Menurut beliau prospek pekerjaan beliau kemasa yang akan
datang sangatlah luas, melihat dunia kini yang semakin canggih dan komunikasi
yang ada semakin luas, memperlihatkan profesi ini akan tetap eksis. Beliau
mengaku tidak ingin pindah profesi karena menurut beliau profesi ini adalah
bagian dari religious beliau yang membuat beliau nyaman. Beliau tak pernah
bosan dengan menulis, mungkin hanya perasaan jenuh yang kadang dirasakan, yang
biasanya diatasi beliau dengan mengalihkannya ke hal lain, misalnya seni. Yang
mana hal ini dapat melestarikan kebudayaan jawa, seperti yang dilakukan beliau
ketika beliau menjadi sutradara ketoprak yang ada di TVRI.
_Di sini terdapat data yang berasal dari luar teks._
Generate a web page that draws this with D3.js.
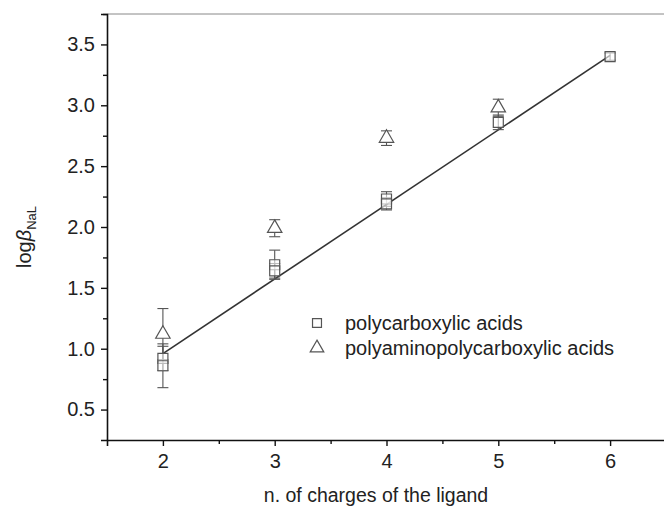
<!DOCTYPE html>
<html><head><meta charset="utf-8">
<script src="https://cdn.jsdelivr.net/npm/d3@7"></script>
<style>body{margin:0;background:#fff}svg{display:block}text{font-family:"Liberation Sans",Arial,sans-serif;fill:#222}</style>
</head><body>
<script>
// data
const carbX = [2, 2, 3, 3, 4, 4, 5, 6];
const carbY = [0.92, 0.86, 1.69, 1.64, 2.23, 2.19, 2.86, 3.40];
const carbErr = [0.10, 0.18, 0.12, 0.06, 0.06, 0.05, 0.06, 0.03];
const aminoX = [2, 3, 4, 5];
const aminoY = [1.12, 1.99, 2.73, 2.98];
const aminoErr = [0.21, 0.07, 0.06, 0.07];
const fitX = [2, 6];
const fitSlope = 0.6125, fitIntercept = -0.265;
const xTicks = [2, 3, 4, 5, 6];
const yTicks = [0.5, 1.0, 1.5, 2.0, 2.5, 3.0, 3.5];
const legendLabels = ["polycarboxylic acids", "polyaminopolycarboxylic acids"];

const W = 664, H = 509;
const svg = d3.select("body").append("svg").attr("width", W).attr("height", H);
const x = d3.scaleLinear().domain([1.5, 6.5]).range([107, 666]);
const y = d3.scaleLinear().domain([0.25, 3.75]).range([440, 14]);

// top border
svg.append("line").attr("x1", x(1.5)).attr("x2", W).attr("y1", y(3.75)).attr("y2", y(3.75))
  .attr("stroke", "#888").attr("stroke-width", 1);

// axes
svg.append("g").attr("transform", `translate(0,${y(0.25)})`)
  .call(d3.axisBottom(x).tickValues(xTicks).tickSize(6).tickPadding(8).tickFormat(d3.format("d")));
svg.append("g").attr("transform", `translate(0,${y(0.25)})`)
  .call(d3.axisBottom(x).tickValues([2.5,3.5,4.5,5.5]).tickSize(4).tickFormat(""))
  .select(".domain").remove();
svg.append("g").attr("transform", `translate(${x(1.5)},0)`)
  .call(d3.axisLeft(y).tickValues(yTicks).tickSize(6).tickPadding(6).tickFormat(d3.format(".1f")));
svg.append("g").attr("transform", `translate(${x(1.5)},0)`)
  .call(d3.axisLeft(y).tickValues([0.75,1.25,1.75,2.25,2.75,3.25,3.75]).tickSize(4).tickFormat(""))
  .select(".domain").remove();
svg.selectAll(".domain").attr("stroke", "#111").attr("stroke-width", 1.6);
svg.selectAll(".tick line").attr("stroke", "#111").attr("stroke-width", 1.4);
svg.selectAll(".tick text").style("font-size", "20px").style("fill", "#222")
  .style("font-family", '"Liberation Sans",Arial,sans-serif');

// axis titles
svg.append("text").attr("x", 376).attr("y", 502).attr("text-anchor", "middle")
  .style("font-size", "19.5px").text("n. of charges of the ligand");
const yt = svg.append("text").attr("transform", "translate(31,237) rotate(-90)")
  .attr("text-anchor", "middle").style("font-size", "20px");
yt.append("tspan").text("log");
yt.append("tspan").style("font-style", "italic").text("β");
yt.append("tspan").attr("dy", 5).style("font-size", "13px").text("NaL");

// fit line
svg.append("line")
  .attr("x1", x(fitX[0])).attr("y1", y(fitIntercept + fitSlope * fitX[0]))
  .attr("x2", x(fitX[1])).attr("y2", y(fitIntercept + fitSlope * fitX[1]))
  .attr("stroke", "#333").attr("stroke-width", 1.6);

const mc = "#555";
function errBars(xs, ys, es) {
  const g = svg.append("g").attr("stroke", mc).attr("stroke-width", 1.1);
  xs.forEach((xv, i) => {
    const cx = x(xv), t = y(ys[i] + es[i]), b = y(ys[i] - es[i]);
    g.append("line").attr("x1", cx).attr("x2", cx).attr("y1", t).attr("y2", b);
    g.append("line").attr("x1", cx - 5.5).attr("x2", cx + 5.5).attr("y1", t).attr("y2", t);
    g.append("line").attr("x1", cx - 5.5).attr("x2", cx + 5.5).attr("y1", b).attr("y2", b);
  });
}
errBars(carbX, carbY, carbErr);
errBars(aminoX, aminoY, aminoErr);

const sq = d3.symbol().type(d3.symbolSquare).size(100);
const tri = d3.symbol().type(d3.symbolTriangle).size(90);
svg.append("g").selectAll("path").data(carbX).join("path")
  .attr("d", sq).attr("transform", (d, i) => `translate(${x(d)},${y(carbY[i])})`)
  .attr("fill", "#fff").attr("fill-opacity", 0.6).attr("stroke", mc).attr("stroke-width", 1.2);
svg.append("g").selectAll("path").data(aminoX).join("path")
  .attr("d", tri).attr("transform", (d, i) => `translate(${x(d)},${y(aminoY[i])})`)
  .attr("fill", "#fff").attr("stroke", mc).attr("stroke-width", 1.2);

// legend
const lg = svg.append("g");
const syms = [d3.symbol().type(d3.symbolSquare).size(80), d3.symbol().type(d3.symbolTriangle).size(80)];
legendLabels.forEach((l, i) => {
  const ly = 323 + i * 25;
  lg.append("path").attr("d", syms[i]).attr("transform", `translate(317,${ly})`)
    .attr("fill", "#fff").attr("stroke", mc).attr("stroke-width", 1.2);
  lg.append("text").attr("x", 345).attr("y", ly + 7).style("font-size", "20px").text(l);
});
</script>
</body></html>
Keterampilan lain yang dibutuhkan dalam pekerjaan beliau ini
adalah memperbanyak referensi. Karena jika referensi kita banyak maka akan
muncul ide-ide yang mana bisa diperoleh dari referensi itu yang dipandang dari
segi lain.
Beliau tidak memandang honor dalam menulis, menurut beliau
honor itu adalah suatu akibat yang didapat ketika beliau menulis bukan menulis
utuk honor. Beliau memendang pekerjaan ini sebagai suatu pekerjaan untuk
menuangkan gagasan yang ada dalam pikiran beliau. Melatih kepekaan terhadap
lingkungan perlu sekali dilakukan jurnalistik, karena ini akan membantu
jurnalistik dalam menulis.
Beliau memilih menjadi wartawan yang tak terlibat dalam hal
criminal karena beliau tidak siap ketika melihat orang lain dipukuli oleh
masyarakat. Wartawan yang baik menurut beliau adalah wartawan yang tidak
menerima amplop, karena harga diri seorang wartawan akan dihargai dengan
seberapa ia menerima amplop tersebut. Yang terpentig menurut beliau adalah
pekalah terhadap lingungan sekitar dan kembangkanlah kebiasaan tulis menulis
karena setiap orang pasti mempunyai bakat dalam bidang jurnalistik.